I don’t know if you personally even believe in hell. I don’t believe we have all the answers about the afterlife. I don’t know that we can accurately describe heaven or hell. I certainly don’t think “the place down there” comes complete with a guy in red tights with horns and a pitchfork. In fact, if you read the Bible, the otherworldly person who is pictured with a pitchfork is Jesus, not Satan. And, if you read Dante’s Inferno, hell hasn’t always even been pictured as a place of fire—Dante records hell as being a place of ice as well.
I can’t stand up here and tell you what heaven or hell will be like. If we knew all the answers, what need would there be of God. If we knew all the answers, that would make us God. I can say this—the parable of the wheat and the weeds is an earthly story with a heavenly meaning that tells us there will be a time when judgment is pronounced and when justice is served. The wheat and weeds will be separated and dealt with accordingly. How they will be dealt with is not something that is up to us.
It may be unpopular to preach about Hell and judgment, but Jesus preached about it. He wasn’t always popular either. But the good news of this parable comes when you are the wheat that has to eek out an existence amongst the weeds in the field of life.
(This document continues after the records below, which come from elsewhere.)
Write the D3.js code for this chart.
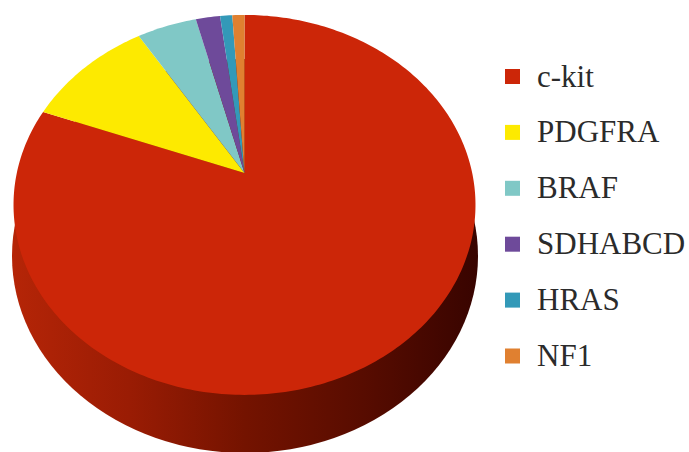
<!DOCTYPE html>
<html><head><meta charset="utf-8">
<script src="https://cdn.jsdelivr.net/npm/d3@7/dist/d3.min.js"></script>
<style>html,body{margin:0;padding:0;background:#fff;overflow:hidden}svg{display:block}</style>
</head><body><svg id="c" width="689" height="452"></svg>
<script>
const categories = ["c-kit","PDGFRA","BRAF","SDHABCD","HRAS","NF1"];
const values = [80.7,10.4,4.9,2,1,1];
const colors = ["#cc2608","#fdea00","#80c8c6","#6e4a9a","#3399b8","#e08030"];

const svg = d3.select("#c");
const defs = svg.append("defs");
const grad = defs.append("linearGradient").attr("id","side").attr("x1",0).attr("x2",1).attr("y1",0).attr("y2",0);
[[0,"#b52507"],[0.25,"#9a1c04"],[0.5,"#741300"],[0.75,"#580c00"],[1,"#380400"]]
  .forEach(([o,c])=>grad.append("stop").attr("offset",o).attr("stop-color",c));

// side of the disc
svg.append("ellipse").attr("cx",245).attr("cy",256).attr("rx",233).attr("ry",197).attr("fill","url(#side)");

// top face: pie seen in perspective, so the apex sits above the ellipse centre
const cx=244.5, cy=173, R=227.7, S=184.6, q=0.168;
const project = a => {
  const u=Math.sin(a), v=-Math.cos(a), w=1-q*v;
  return [cx+R*u/w, cy+S*v/w];
};
const pie = d3.pie().sort(null).value(d=>d)(values);
const line = d3.line();
pie.forEach((d,i)=>{
  const n=Math.max(4,Math.ceil((d.endAngle-d.startAngle)*60));
  const pts=[[cx,cy]];
  d3.range(n+1).forEach(k=>pts.push(project(d.startAngle+(d.endAngle-d.startAngle)*k/n)));
  svg.append("path").attr("d",line(pts)+"Z").attr("fill",colors[i]);
});

// legend
const y = d3.scalePoint().domain(categories).range([76.5,356]);
const g = svg.selectAll("g.l").data(categories).join("g").attr("class","l")
  .attr("transform",d=>`translate(505,${y(d)})`);
g.append("rect").attr("x",0).attr("y",-7.5).attr("width",15).attr("height",15).attr("fill",(d,i)=>colors[i]);
g.append("text").attr("x",32).attr("y",10).text(d=>d)
  .attr("font-family","'Liberation Serif',serif").attr("font-size",31).attr("fill","#2b2b2b");
</script></body></html>
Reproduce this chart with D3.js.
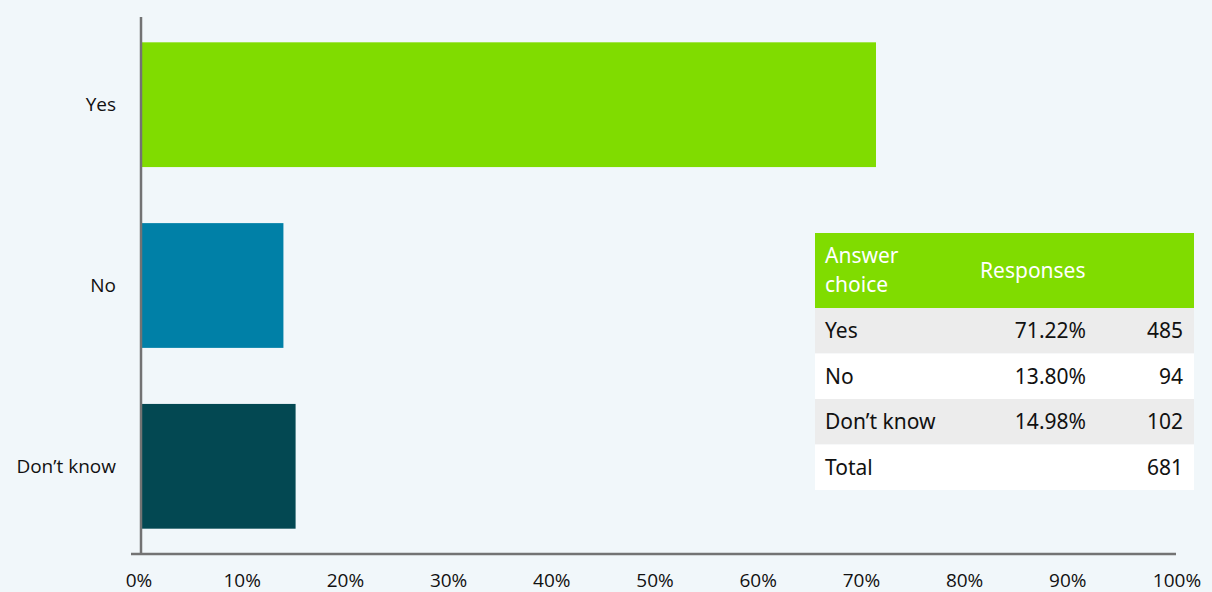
<!DOCTYPE html>
<meta charset="utf-8">
<style>
body { margin: 0; background: #f1f7fa; }
svg { display: block; }
.axis text { font-family: "Open Sans", sans-serif; font-size: 19px; fill: #111; }
.tbl text { font-family: "Noto Sans", sans-serif; font-size: 21px; fill: #111; }
.tbl .head { fill: #fff; }
</style>
<svg width="1212" height="592"></svg>
<script src="https://cdn.jsdelivr.net/npm/d3@7"></script>
<script>

var answers = ["Yes", "No", "Don’t know"];
var shares = [71.22, 13.80, 14.98];
var counts = [485, 94, 102];
var total = 681;
var barColors = ["#80dc00", "#0080a7", "#034852"];
var ticks = [0, 10, 20, 30, 40, 50, 60, 70, 80, 90, 100];

var svg = d3.select("svg");

var x = d3.scaleLinear().domain([0, 100]).range([141, 1173]);
var y = d3.scaleBand().domain(answers).range([17, 554]).paddingInner(0.31).paddingOuter(0.14);

svg.append("g")
    .selectAll("rect")
    .data(answers)
    .enter().append("rect")
    .attr("x", x(0))
    .attr("y", function(d) { return y(d); })
    .attr("width", function(d, i) { return x(shares[i]) - x(0); })
    .attr("height", y.bandwidth())
    .attr("fill", function(d, i) { return barColors[i]; });

// axes
svg.append("line")
    .attr("x1", 141).attr("x2", 141).attr("y1", 17).attr("y2", 554)
    .attr("stroke", "#737373").attr("stroke-width", 2.5);
svg.append("line")
    .attr("x1", 131).attr("x2", 1176).attr("y1", 554).attr("y2", 554)
    .attr("stroke", "#737373").attr("stroke-width", 2.5);

svg.append("g")
    .attr("class", "axis")
    .selectAll("text")
    .data(ticks)
    .enter().append("text")
    .attr("x", function(d) { return x(d) + (d === 100 ? 4 : -2); })
    .attr("y", 587)
    .attr("text-anchor", "middle")
    .text(function(d) { return d + "%"; });

svg.append("g")
    .attr("class", "axis")
    .selectAll("text")
    .data(answers)
    .enter().append("text")
    .attr("x", 116)
    .attr("y", function(d) { return y(d) + y.bandwidth() / 2; })
    .attr("dy", "0.35em")
    .attr("text-anchor", "end")
    .text(function(d) { return d; });

// table
var tbl = svg.append("g").attr("class", "tbl");
var tx = 815, tw = 379;
tbl.append("rect").attr("x", tx).attr("y", 233).attr("width", tw).attr("height", 75).attr("fill", "#80dc00");
tbl.append("text").attr("class", "head").attr("x", 825).attr("y", 263).text("Answer");
tbl.append("text").attr("class", "head").attr("x", 825).attr("y", 292).text("choice");
tbl.append("text").attr("class", "head").attr("x", 980).attr("y", 278).text("Responses");

var rows = answers.map(function(d, i) {
  return { label: d, pct: shares[i].toFixed(2) + "%", n: counts[i] };
});
rows.push({ label: "Total", pct: "", n: total });

var rowH = 45.5;
var rg = tbl.selectAll("g.row")
    .data(rows)
    .enter().append("g")
    .attr("class", "row")
    .attr("transform", function(d, i) { return "translate(0," + (308 + i * rowH) + ")"; });
rg.append("rect")
    .attr("x", tx).attr("width", tw).attr("height", rowH)
    .attr("fill", function(d, i) { return i % 2 === 0 ? "#ececec" : "#ffffff"; });
rg.append("text").attr("x", 825).attr("y", 30).text(function(d) { return d.label; });
rg.append("text").attr("x", 1086).attr("y", 30).attr("text-anchor", "end").text(function(d) { return d.pct; });
rg.append("text").attr("x", 1183).attr("y", 30).attr("text-anchor", "end").text(function(d) { return d.n; });

</script>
It is only a parable of punishment and fear if you are a weed. If you are wheat, it is a parable of joy. As unpopular as it may be to preach about Hell, it is even more unpopular to live your life as wheat in the midst of a field of weeds.
When Bernard and I were sitting in his car in my driveway that Wednesday talking about this parable, after I had explained to him the context of it and told him about the darnel and about how there was a difference between simply fearing Hell and loving God and being a child of the kingdom, he told me something that I took as a great compliment. He told me that I had given him a lot of food for thought to chew on. He said that he just wasn’t sure that he had teeth enough to chew on it all. I looked over at Bernard and smiled, and said, “Ah, my friend, teeth will be provided.” Amen.